■ Given problem
Starting at the line that contains "Emit a LaTeX" and stopping after the line that contains "(0,0) rectangle (1091,480);", copy the lines exactly. Pictures are left out.

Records
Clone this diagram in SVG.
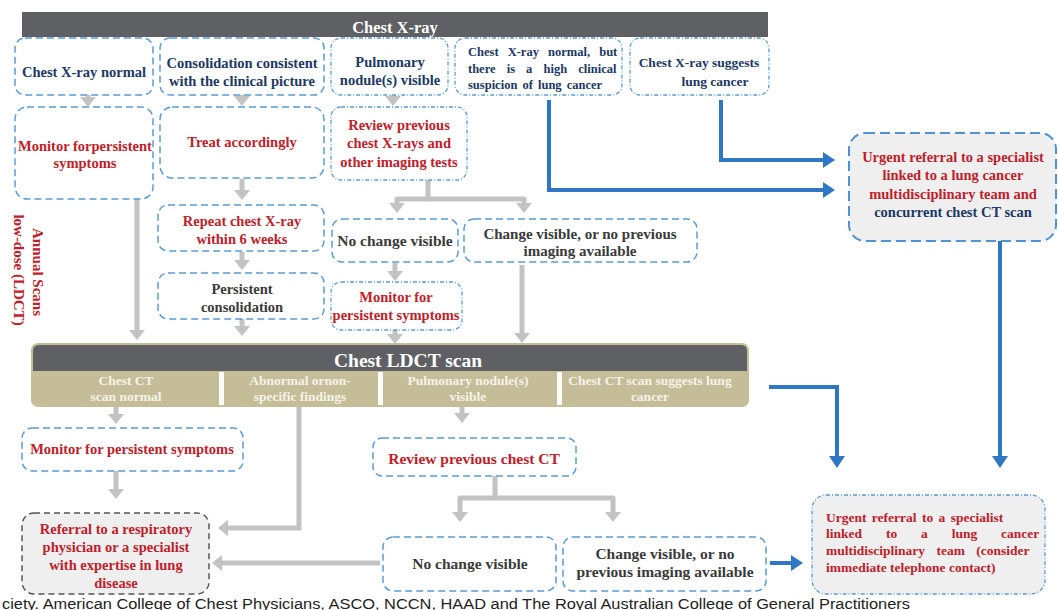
<svg xmlns="http://www.w3.org/2000/svg" width="1058" height="610" viewBox="0 0 1058 610">
<defs>
<style>
text{font-family:"Liberation Serif","Times New Roman",serif;font-weight:bold;font-size:14.5px;text-anchor:middle}
.nv{fill:#203864}
.rd{fill:#c0202a}
.dk{fill:#3a3a3a}
.wt{fill:#ffffff}
.tn{fill:#f6f3ea;font-size:13.5px}
.big{font-size:15.5px}
.bx{fill:#ffffff;stroke:#5b9bd5;stroke-width:1.5;stroke-dasharray:7 4}
.bxd{fill:#ffffff;stroke:#5b9bd5;stroke-width:1.3;stroke-dasharray:4 2 1 2}
.ug{fill:#efeff0;stroke:#4f93d6;stroke-width:2;stroke-dasharray:10 5}
.rf{fill:#efefef;stroke:#555555;stroke-width:1.5;stroke-dasharray:6 4}
.ugd{fill:#efefef;stroke:#5b9bd5;stroke-width:1.3;stroke-dasharray:4 2 1 2}
.g{fill:none;stroke:#c3c3c3;stroke-width:5;marker-end:url(#ga)}
.b{fill:none;stroke:#2f77c4;stroke-width:4;marker-end:url(#ba)}
.sm{font-size:12.5px;text-anchor:start}
.ju{font-size:13.5px;text-anchor:start}
.cap{font-family:"Liberation Sans",Arial,sans-serif;font-weight:normal;font-size:14px;fill:#222;text-anchor:start}
</style>
<marker id="ga" markerUnits="userSpaceOnUse" markerWidth="10" markerHeight="18" viewBox="0 -9 10 18" refX="0" refY="0" orient="auto"><path d="M0,-8 L10,0 L0,8 z" fill="#c3c3c3"/></marker>
<marker id="ba" markerUnits="userSpaceOnUse" markerWidth="12" markerHeight="18" viewBox="0 -9 12 18" refX="0" refY="0" orient="auto"><path d="M0,-8 L12,0 L0,8 z" fill="#2f77c4"/></marker>
</defs>
<rect width="1058" height="610" fill="#ffffff"/>

<g id="header-xray">
<rect x="22" y="12" width="746" height="25" fill="#5f6063"/>
<text class="wt" x="395" y="33" style="font-size:16.5px">Chest X-ray</text>
</g>

<g id="connectors">
<path class="g" d="M88,95 V97"/>
<path class="g" d="M242,95 V96"/>
<path class="g" d="M393,95 V96"/>
<path class="g" d="M242,179 V190"/>
<path class="g" d="M242,252 V260"/>
<path class="g" d="M242,319 V326"/>
<path class="g" d="M137,199 V330"/>
<path class="g" d="M428,180 V199 H397 V203" stroke-linejoin="round"/>
<path class="g" d="M428,199 H524 V203" stroke-linejoin="round"/>
<path class="g" d="M395,263 V271"/>
<path class="g" d="M395,330 V334"/>
<path class="g" d="M522,265 V333"/>
<path class="g" d="M116,407 V414"/>
<path class="g" d="M116,471 V489"/>
<path class="g" d="M299,407 V528 H228"/>
<path class="g" d="M462,407 V413"/>
<path class="g" d="M495,476 V498 H460 V512" stroke-linejoin="round"/>
<path class="g" d="M495,498 H613 V512" stroke-linejoin="round"/>
<path class="g" d="M380,563 H222"/>
<path class="b" d="M549,100 V190 H823"/>
<path class="b" d="M721,100 V160 H823"/>
<path class="b" d="M1000,241 V456"/>
<path class="b" d="M769,387 H837 V456"/>
<path class="b" d="M770,563 H791"/>
</g>

<g id="n-xray-normal">
<rect class="bx" x="15" y="38" width="138" height="57" rx="10"/>
<text class="nv" x="84" y="77">Chest X-ray normal</text>
</g>
<g id="n-consolidation">
<rect class="bx" x="160" y="38" width="164" height="57" rx="10"/>
<text class="nv" x="242" y="68">Consolidation consistent</text>
<text class="nv" x="242" y="86">with the clinical picture</text>
</g>
<g id="n-nodule">
<rect class="bxd" x="331" y="38" width="117" height="57" rx="10"/>
<text class="nv" x="390" y="67">Pulmonary</text>
<text class="nv" x="390" y="85">nodule(s) visible</text>
</g>
<g id="n-high-suspicion">
<rect class="bxd" x="455" y="38" width="167" height="57" rx="10"/>
<text class="nv sm" x="468" y="56" style="word-spacing:6px">Chest X-ray normal, but</text>
<text class="nv sm" x="468" y="73" style="word-spacing:8px">there is a high clinical</text>
<text class="nv sm" x="468" y="89" style="word-spacing:2px">suspicion of lung cancer</text>
</g>
<g id="n-xray-suggests">
<rect class="bxd" x="630" y="38" width="139" height="57" rx="10"/>
<text class="nv" x="699" y="67" style="font-size:13.5px">Chest X-ray suggests</text>
<text class="nv" x="715" y="86" style="font-size:13.5px">lung cancer</text>
</g>

<g id="n-monitor-1">
<rect class="bx" x="15" y="107" width="138" height="92" rx="12"/>
<text class="rd" x="85" y="151">Monitor forpersistent</text>
<text class="rd" x="85" y="168">symptoms</text>
</g>
<g id="n-treat">
<rect class="bx" x="160" y="107" width="164" height="71" rx="12"/>
<text class="rd" x="242" y="147">Treat accordingly</text>
</g>
<g id="n-review-xrays">
<rect class="bxd" x="331" y="107" width="136" height="73" rx="10"/>
<text class="rd" x="399" y="130">Review previous</text>
<text class="rd" x="399" y="148">chest X-rays and</text>
<text class="rd" x="399" y="167">other imaging tests</text>
</g>
<g id="n-repeat">
<rect class="bx" x="158" y="205" width="166" height="46" rx="10"/>
<text class="rd" x="242" y="226">Repeat chest X-ray</text>
<text class="rd" x="242" y="244">within 6 weeks</text>
</g>
<g id="n-persistent">
<rect class="bx" x="158" y="273" width="166" height="46" rx="10"/>
<text class="dk" x="242" y="294">Persistent</text>
<text class="dk" x="242" y="312">consolidation</text>
</g>
<g id="n-nochange-1">
<rect class="bx" x="332" y="219" width="126" height="43" rx="10"/>
<text class="dk big" x="395" y="246">No change visible</text>
</g>
<g id="n-change-1">
<rect class="bx" x="464" y="219" width="233" height="43" rx="10"/>
<text class="dk" x="580" y="239" style="font-size:15px">Change visible, or no previous</text>
<text class="dk" x="580" y="256" style="font-size:15px">imaging available</text>
</g>
<g id="n-monitor-2">
<rect class="bxd" x="331" y="282" width="131" height="48" rx="10"/>
<text class="rd" x="396" y="302">Monitor for</text>
<text class="rd" x="396" y="320">persistent symptoms</text>
</g>

<g id="n-annual">
<text class="rd" transform="translate(38,272) rotate(90)" x="0" y="5" style="font-size:15px">Annual Scans</text>
<text class="rd" transform="translate(19,270) rotate(90)" x="0" y="5" style="font-size:15px">low-dose (LDCT)</text>
</g>

<g id="n-urgent-1">
<rect class="ug" x="849" y="133" width="207" height="108" rx="16"/>
<text class="rd" x="953" y="162">Urgent referral to a specialist</text>
<text class="rd" x="953" y="180">linked to a lung cancer</text>
<text class="rd" x="953" y="199">multidisciplinary team and</text>
<text class="nv" x="953" y="217">concurrent chest CT scan</text>
</g>

<g id="n-ldct">
<rect x="31" y="343" width="718" height="64" rx="7" fill="#c5bd98"/>
<path d="M33,371 V351 Q33,345 39,345 H741 Q747,345 747,351 V371 Z" fill="#5f6063"/>
<rect x="219" y="372" width="5" height="33" fill="#ffffff"/>
<rect x="378" y="372" width="5" height="33" fill="#ffffff"/>
<rect x="557" y="372" width="5" height="33" fill="#ffffff"/>
<text class="wt" x="408" y="367" style="font-size:19.5px">Chest LDCT scan</text>
<text class="tn" x="126" y="385">Chest CT</text>
<text class="tn" x="126" y="401">scan normal</text>
<text class="tn" x="300" y="385">Abnormal ornon-</text>
<text class="tn" x="300" y="401">specific findings</text>
<text class="tn" x="468" y="385">Pulmonary nodule(s)</text>
<text class="tn" x="468" y="401">visible</text>
<text class="tn" x="650" y="385">Chest CT scan suggests lung</text>
<text class="tn" x="650" y="401">cancer</text>
</g>

<g id="n-monitor-3">
<rect class="bx" x="22" y="428" width="221" height="43" rx="10"/>
<text class="rd" x="132" y="454">Monitor for persistent symptoms</text>
</g>
<g id="n-review-ct">
<rect class="bx" x="373" y="438" width="203" height="38" rx="9"/>
<text class="rd big" x="474" y="464">Review previous chest CT</text>
</g>
<g id="n-referral">
<rect class="rf" x="22" y="513" width="187" height="81" rx="12"/>
<text class="rd" x="116" y="534">Referral to a respiratory</text>
<text class="rd" x="116" y="552">physician or a specialist</text>
<text class="rd" x="116" y="570">with expertise in lung</text>
<text class="rd" x="116" y="588">disease</text>
</g>
<g id="n-nochange-2">
<rect class="bx" x="383" y="537" width="173" height="54" rx="10"/>
<text class="dk big" x="470" y="569">No change visible</text>
</g>
<g id="n-change-2">
<rect class="bx" x="563" y="537" width="203" height="54" rx="10"/>
<text class="dk big" x="665" y="559">Change visible, or no</text>
<text class="dk big" x="665" y="577">previous imaging available</text>
</g>
<g id="n-urgent-2">
<rect class="ugd" x="812" y="495" width="233" height="99" rx="14"/>
<text class="rd ju" x="826" y="522" style="word-spacing:2px">Urgent referral to a specialist</text>
<text class="rd ju" x="826" y="538" style="word-spacing:20.5px">linked to a lung cancer</text>
<text class="rd ju" x="826" y="555" style="word-spacing:8px">multidisciplinary team (consider</text>
<text class="rd ju" x="826" y="572">immediate telephone contact)</text>
</g>

<text class="cap" x="2" y="609" textLength="908" lengthAdjust="spacingAndGlyphs">ciety. American College of Chest Physicians, ASCO, NCCN, HAAD and The Royal Australian College of General Practitioners</text>
</svg>
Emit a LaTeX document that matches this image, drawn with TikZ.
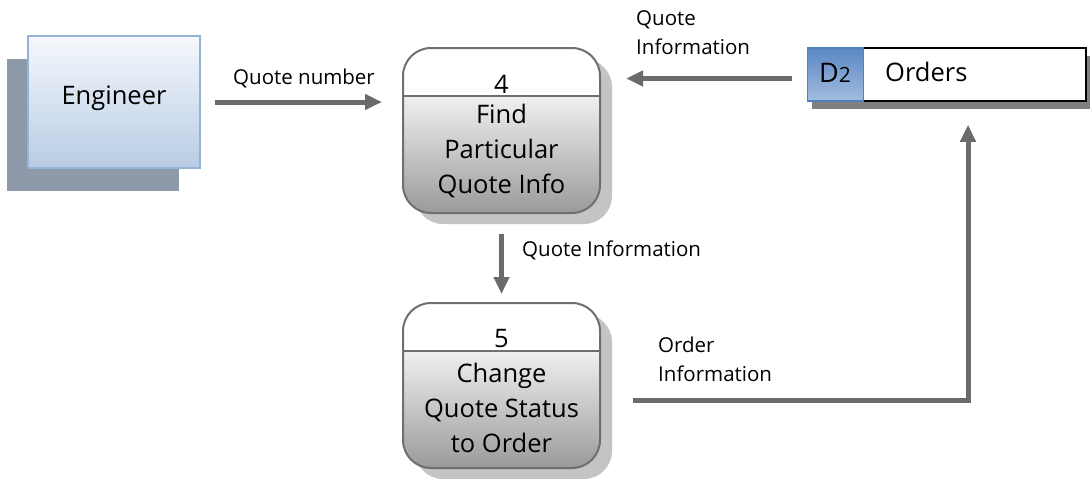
\documentclass[tikz,border=0pt]{standalone}
\usepackage{fontspec}
\setmainfont{Open Sans}
\usetikzlibrary{arrows.meta,shadows,calc}

\definecolor{flow}{HTML}{6B6B6B}
\definecolor{enttop}{HTML}{F5F8FC}
\definecolor{entbot}{HTML}{B8CCE4}
\definecolor{entedge}{HTML}{95B3D7}
\definecolor{entshadow}{HTML}{8E9AA9}
\definecolor{procedge}{HTML}{6F6F6F}
\definecolor{proctop}{HTML}{F0F0F0}
\definecolor{procbot}{HTML}{9A9A9A}
\definecolor{procshadow}{HTML}{C4C4C4}
\definecolor{celltop}{HTML}{5A87C3}
\definecolor{cellbot}{HTML}{A3BDE0}
\definecolor{celledge}{HTML}{4F81BD}
\definecolor{storeshadow}{HTML}{808080}

\tikzset{
  bigtext/.style={inner sep=0pt, font=\fontsize{25.5}{35}\selectfont},
  lbl/.style={inner sep=0pt, font=\fontsize{20.5}{29}\selectfont},
  entity/.style={draw=entedge, line width=1.5pt, top color=enttop, bottom color=entbot,
    minimum width=172pt, minimum height=132pt, inner sep=0pt,
    drop shadow={shadow xshift=-21pt, shadow yshift=-23pt, fill=entshadow, opacity=1}},
  proc/.style={draw=procedge, line width=2pt, rounded corners=28pt,
    minimum width=197pt, minimum height=165pt, inner sep=0pt,
    drop shadow={shadow xshift=12pt, shadow yshift=-11pt, fill=procshadow, opacity=1},
    path picture={
      \fill[white, sharp corners] (path picture bounding box.north west) rectangle ([yshift=-48pt]path picture bounding box.north east);
      \shade[top color=proctop, bottom color=procbot, sharp corners]
        (path picture bounding box.south west) rectangle ([yshift=-48pt]path picture bounding box.north east);
      \draw[procedge, line width=2pt, sharp corners] ([yshift=-48pt]path picture bounding box.north west)
        -- ([yshift=-48pt]path picture bounding box.north east);
    }},
  store/.style={draw=black, line width=1.5pt, fill=white,
    minimum width=278pt, minimum height=53pt, inner sep=0pt,
    drop shadow={shadow xshift=4pt, shadow yshift=-8pt, fill=storeshadow, opacity=1}},
  storecell/.style={draw=celledge, line width=1.2pt, top color=celltop, bottom color=cellbot,
    minimum width=56pt, minimum height=53pt, inner sep=0pt},
  flowline/.style={draw=flow, line width=5pt, -{Triangle[length=17pt,width=15pt]}}
}

\begin{document}
\begin{tikzpicture}[x=1pt,y=-1pt]
\useasboundingbox (0,0) rectangle (1091,480);

% external entity
\node[entity] (eng) at (114,102) {};
\node[bigtext] (engt) at (114,98) {Engineer};

% processes
\node[proc] (p4) at (501.5,130.5) {};
\node[bigtext, anchor=base] (p4n) at (501.5,93) {4};
\node[bigtext, anchor=north, align=center] (p4t) at (501.5,104) {Find\\Particular\\Quote Info};

\node[proc] (p5) at (501.5,385.5) {};
\node[bigtext, anchor=base] (p5n) at (501.5,347) {5};
\node[bigtext, anchor=north, align=center] (p5t) at (501.5,363) {Change\\Quote Status\\to Order};

% data store
\node[store] (st) at (947,74.5) {};
\node[storecell, anchor=west] (d2) at (st.west) {};
\node[bigtext, anchor=base] (d2t) at (835,82) {\fontsize{27}{27}\selectfont D{\fontsize{21}{21}\selectfont 2}};
\node[bigtext, anchor=base west] (ordt) at (885,81) {Orders};

% data flows
\draw[flowline, shorten <=14pt, shorten >=20pt] (eng.east) -- (eng.east -| p4.west);
\draw[flowline, shorten <=15pt, shorten >=25pt] ([yshift=-4pt]st.west) -- ([yshift=-4pt]st.west -| p4.east);
\draw[flowline, shorten <=20pt, shorten >=8pt] (p4.south) -- (p5.north);
\draw[flowline, shorten <=32pt, shorten >=23pt] ([yshift=-14.5pt]p5.east) -| ([xshift=21pt]st.south);

% flow labels
\node[lbl, anchor=base west] (lqn) at (233,84) {Quote number};
\node[lbl, anchor=north west, align=left] (lqi) at (636,10.5) {Quote\\Information};
\node[lbl, anchor=base west] (lqm) at (522,256) {Quote Information};
\node[lbl, anchor=north west, align=left] (loi) at (658,336.5) {Order\\Information};
\end{tikzpicture}
\end{document}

■ Answer in full
Emit a LaTeX document that matches this image, drawn with TikZ.
\documentclass[tikz,border=0pt]{standalone}
\usepackage{fontspec}
\setmainfont{Open Sans}
\usetikzlibrary{arrows.meta,shadows,calc}

\definecolor{flow}{HTML}{6B6B6B}
\definecolor{enttop}{HTML}{F5F8FC}
\definecolor{entbot}{HTML}{B8CCE4}
\definecolor{entedge}{HTML}{95B3D7}
\definecolor{entshadow}{HTML}{8E9AA9}
\definecolor{procedge}{HTML}{6F6F6F}
\definecolor{proctop}{HTML}{F0F0F0}
\definecolor{procbot}{HTML}{9A9A9A}
\definecolor{procshadow}{HTML}{C4C4C4}
\definecolor{celltop}{HTML}{5A87C3}
\definecolor{cellbot}{HTML}{A3BDE0}
\definecolor{celledge}{HTML}{4F81BD}
\definecolor{storeshadow}{HTML}{808080}

\tikzset{
  bigtext/.style={inner sep=0pt, font=\fontsize{25.5}{35}\selectfont},
  lbl/.style={inner sep=0pt, font=\fontsize{20.5}{29}\selectfont},
  entity/.style={draw=entedge, line width=1.5pt, top color=enttop, bottom color=entbot,
    minimum width=172pt, minimum height=132pt, inner sep=0pt,
    drop shadow={shadow xshift=-21pt, shadow yshift=-23pt, fill=entshadow, opacity=1}},
  proc/.style={draw=procedge, line width=2pt, rounded corners=28pt,
    minimum width=197pt, minimum height=165pt, inner sep=0pt,
    drop shadow={shadow xshift=12pt, shadow yshift=-11pt, fill=procshadow, opacity=1},
    path picture={
      \fill[white, sharp corners] (path picture bounding box.north west) rectangle ([yshift=-48pt]path picture bounding box.north east);
      \shade[top color=proctop, bottom color=procbot, sharp corners]
        (path picture bounding box.south west) rectangle ([yshift=-48pt]path picture bounding box.north east);
      \draw[procedge, line width=2pt, sharp corners] ([yshift=-48pt]path picture bounding box.north west)
        -- ([yshift=-48pt]path picture bounding box.north east);
    }},
  store/.style={draw=black, line width=1.5pt, fill=white,
    minimum width=278pt, minimum height=53pt, inner sep=0pt,
    drop shadow={shadow xshift=4pt, shadow yshift=-8pt, fill=storeshadow, opacity=1}},
  storecell/.style={draw=celledge, line width=1.2pt, top color=celltop, bottom color=cellbot,
    minimum width=56pt, minimum height=53pt, inner sep=0pt},
  flowline/.style={draw=flow, line width=5pt, -{Triangle[length=17pt,width=15pt]}}
}

\begin{document}
\begin{tikzpicture}[x=1pt,y=-1pt]
\useasboundingbox (0,0) rectangle (1091,480);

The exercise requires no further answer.